I don't watch award shows and I don't care about the Grammys (i.e., I care about music), but I love this footage of Mick Jagger and Raphael Saadiq rehearsing for this year's Grammy show. It swings like crazy, and Jagger is so hot in his street clothes and sneakers. I wish there was more straight-on footage and fewer effects.


Seeing Mick look so down-to-earth reminded me of a wonderful bit I read about how he is described in few different books - by Keith, Christopher Isherwood and Werner Herzog.
As everyone knows by now, Mick Jagger's foibles and flaws are on display in Keith Richards's autobiography, "Life." (Mick's harp playing receives the highest marks from Keith, but that's pretty much it as far as unqualified praise goes.) Jagger comes off considerably better in "The Sixties," the second volume of Christopher Isherwood's diaries.
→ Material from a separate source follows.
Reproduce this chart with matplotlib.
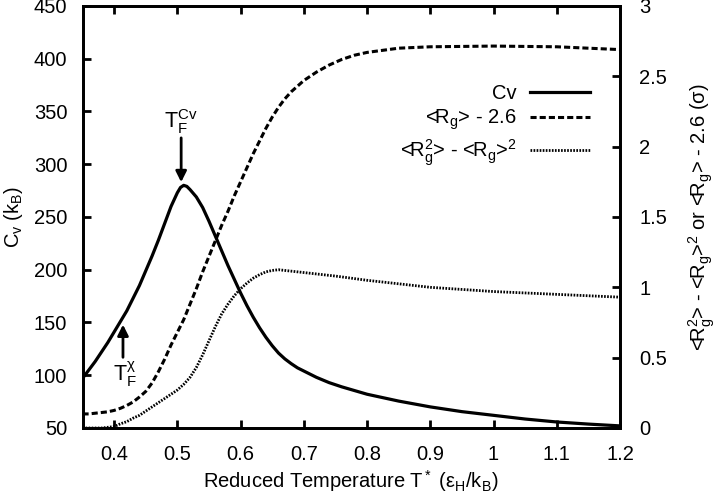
import matplotlib
matplotlib.use("Agg")
import matplotlib.pyplot as plt

plt.rcParams['font.family'] = ['Liberation Sans', 'DejaVu Sans']
plt.rcParams['mathtext.fontset'] = 'custom'
plt.rcParams['mathtext.rm'] = 'Liberation Sans'
plt.rcParams['mathtext.it'] = 'Liberation Sans'
plt.rcParams['mathtext.default'] = 'regular'

# ---- data ----
t_cv = [0.35, 0.36, 0.37, 0.38, 0.39, 0.40, 0.41, 0.42, 0.43, 0.44, 0.45, 0.46, 0.47,
        0.48, 0.49, 0.50, 0.505, 0.51, 0.515, 0.52, 0.53, 0.54, 0.55, 0.56, 0.57, 0.58,
        0.59, 0.60, 0.61, 0.62, 0.63, 0.64, 0.65, 0.66, 0.67, 0.68, 0.69, 0.70, 0.72,
        0.74, 0.76, 0.78, 0.80, 0.85, 0.90, 0.95, 1.0, 1.05, 1.1, 1.15, 1.2]
cv = [97, 105, 113, 122, 131, 141, 151, 161, 173, 185, 199, 213, 228,
      244, 260, 273, 278, 280, 279, 276, 269, 259, 246, 232, 218, 204,
      191, 178, 166, 155, 145, 136, 128, 121, 115.5, 111, 107, 104, 98,
      93, 89, 85.5, 82, 75.5, 70, 65.5, 62, 58.5, 55.7, 53.7, 52]

t_rg = [0.35, 0.36, 0.37, 0.38, 0.39, 0.40, 0.41, 0.42, 0.43, 0.44, 0.45, 0.46, 0.47,
        0.48, 0.49, 0.50, 0.51, 0.52, 0.53, 0.54, 0.55, 0.56, 0.57, 0.58, 0.59, 0.60,
        0.61, 0.62, 0.63, 0.64, 0.65, 0.66, 0.67, 0.68, 0.69, 0.70, 0.72, 0.74, 0.76,
        0.78, 0.80, 0.85, 0.90, 1.0, 1.1, 1.2]
rg = [0.10, 0.10, 0.105, 0.11, 0.115, 0.125, 0.14, 0.16, 0.185, 0.22, 0.26, 0.32, 0.40,
      0.49, 0.59, 0.68, 0.77, 0.88, 0.99, 1.11, 1.22, 1.33, 1.44, 1.54, 1.65, 1.75,
      1.85, 1.95, 2.04, 2.13, 2.21, 2.28, 2.34, 2.39, 2.43, 2.47, 2.53, 2.58, 2.62,
      2.65, 2.67, 2.70, 2.71, 2.715, 2.71, 2.69]

t_fl = [0.35, 0.38, 0.40, 0.41, 0.42, 0.43, 0.44, 0.45, 0.46, 0.47, 0.48, 0.49, 0.50,
        0.51, 0.52, 0.53, 0.54, 0.55, 0.56, 0.57, 0.58, 0.59, 0.60, 0.61, 0.62, 0.63,
        0.64, 0.65, 0.66, 0.67, 0.70, 0.75, 0.80, 0.85, 0.90, 1.0, 1.1, 1.2]
fl = [0.0, 0.0, 0.01, 0.03, 0.045, 0.07, 0.09, 0.12, 0.15, 0.18, 0.21, 0.24, 0.27,
      0.31, 0.36, 0.43, 0.52, 0.62, 0.72, 0.81, 0.88, 0.94, 0.99, 1.03, 1.065, 1.09,
      1.11, 1.12, 1.125, 1.12, 1.105, 1.08, 1.05, 1.025, 1.0, 0.97, 0.95, 0.93]

xticks = [0.4, 0.5, 0.6, 0.7, 0.8, 0.9, 1.0, 1.1, 1.2]
xticklabels = ['0.4', '0.5', '0.6', '0.7', '0.8', '0.9', '1', '1.1', '1.2']
yticks = [50, 100, 150, 200, 250, 300, 350, 400, 450]
y2ticks = [0, 0.5, 1, 1.5, 2, 2.5, 3]
y2ticklabels = ['0', '0.5', '1', '1.5', '2', '2.5', '3']

labels = ['Cv', '<R$_g$> - 2.6', '<R$_g^2$> - <R$_g$>$^2$']

fig = plt.figure(figsize=(7.2, 4.99), dpi=100)
ax = fig.add_axes([0.1146, 0.1423, 0.7465, 0.8457])
ax2 = ax.twinx()

fs = 14.5
l1, = ax.plot(t_cv, cv, color='black', lw=2.3, solid_joinstyle='round')
l2, = ax2.plot(t_rg, rg, color='black', lw=2.2, linestyle=(0, (2.0, 1.0)))
l3, = ax2.plot(t_fl, fl, color='black', lw=2.0, linestyle=(0, (0.6, 0.5)))

ax.set_xlim(0.35, 1.2)
ax.set_ylim(50, 450)
ax2.set_ylim(0, 3)

ax.set_xticks(xticks)
ax.set_xticklabels(xticklabels)
ax.set_yticks(yticks)
ax2.set_yticks(y2ticks)
ax2.set_yticklabels(y2ticklabels)

for a in (ax, ax2):
    for s in a.spines.values():
        s.set_linewidth(2.0)
ax.tick_params(axis='both', direction='in', length=6, width=2.0, labelsize=fs, pad=11)
ax.tick_params(axis='x', pad=12, top=True)
ax2.tick_params(axis='y', direction='in', length=6, width=2.0, labelsize=fs, pad=14)

ax.set_xlabel(r'Reduced Temperature T$^*$ ($\epsilon_H$/k$_B$)', fontsize=fs, labelpad=3)
ax.set_ylabel(r'C$_v$ (k$_B$)', fontsize=fs, labelpad=6)
ax2.set_ylabel(r'<R$_g^2$> - <R$_g$>$^2$ or <R$_g$> - 2.6 ($\sigma$)', fontsize=fs, labelpad=14)

leg = ax2.legend([l1, l2, l3], labels, loc='upper right', bbox_to_anchor=(0.96, 0.835),
                 frameon=False, markerfirst=False, fontsize=fs, handlelength=3.0,
                 handletextpad=0.65, labelspacing=0.25, borderaxespad=0)

# annotations
ax.annotate('', xy=(0.506, 283), xytext=(0.506, 325),
            arrowprops=dict(arrowstyle='-|>', lw=2.0, color='black', mutation_scale=16,
                            shrinkA=0, shrinkB=0))
ax.text(0.506, 327, r'T$_F^{Cv}$', ha='center', va='bottom', fontsize=fs + 1)
ax.annotate('', xy=(0.414, 148), xytext=(0.414, 117),
            arrowprops=dict(arrowstyle='-|>', lw=2.0, color='black', mutation_scale=16,
                            shrinkA=0, shrinkB=0))
ax.text(0.417, 115, r'T$_F^{\chi}$', ha='center', va='top', fontsize=fs + 1)

fig.savefig('out.png', dpi=100)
Isherwood describes meeting Jagger in the Australian outback, where he was filming "Ned Kelly": "Mick Jagger, very pale, quiet, good-tempered, full of fun, ugly-beautiful, a bit like Beatrix Lehmann; he has the air of a castaway, someone saved from a wreck, but not in the least dismayed by it."

That's exactly the way Jagger was portrayed in "Conquest of the Useless," Werner Herzog's journals about the making of "Fitzcarraldo," which initially starred Jagger and Jason Robards. In the midst of that notoriously lunatic shoot in the Peruvian jungle, Jagger remained imperturbable and seemed to find humor in anything and everything, even the monkey that bit him.

Isherwood continues:
Mick seems almost entirely without vanity. . . . He hardly ever refers to his career or himself as a famous and successful person and you might be with him for hours and not know what it is he does. Also, he seems equally capable of group fun, clowning, entertaining, getting along with other people, and of entering into a serious one-to-one dialogue with anybody who wants to. He talked seriously but not at all pretentiously about Jung, and about India (he has a brother who has become a monk in the Himalayas), and about religion in general. He also seems tolerant and not bitchy. He told me with amusement that the real reason why the Beatles left the Maharishi was that he made a pass at one of them: "They're simple north-country lads; they're terribly uptight about all that." Am still not sure if I believe this story.
In the usual telling of that gossipy anecdote, the Maharishi made a pass at a young woman — sometimes it's Mia Farrow, sometimes not — infuriating the Fabs. True or not, Jagger's version is more appealing. As Christopher Hitchens says in his foreword to "The Sixties," regarding this attempted seduction of an unspecified Beatle, "I wonder which one, don't you?" Indeed I do, and I wouldn't put my money on Ringo.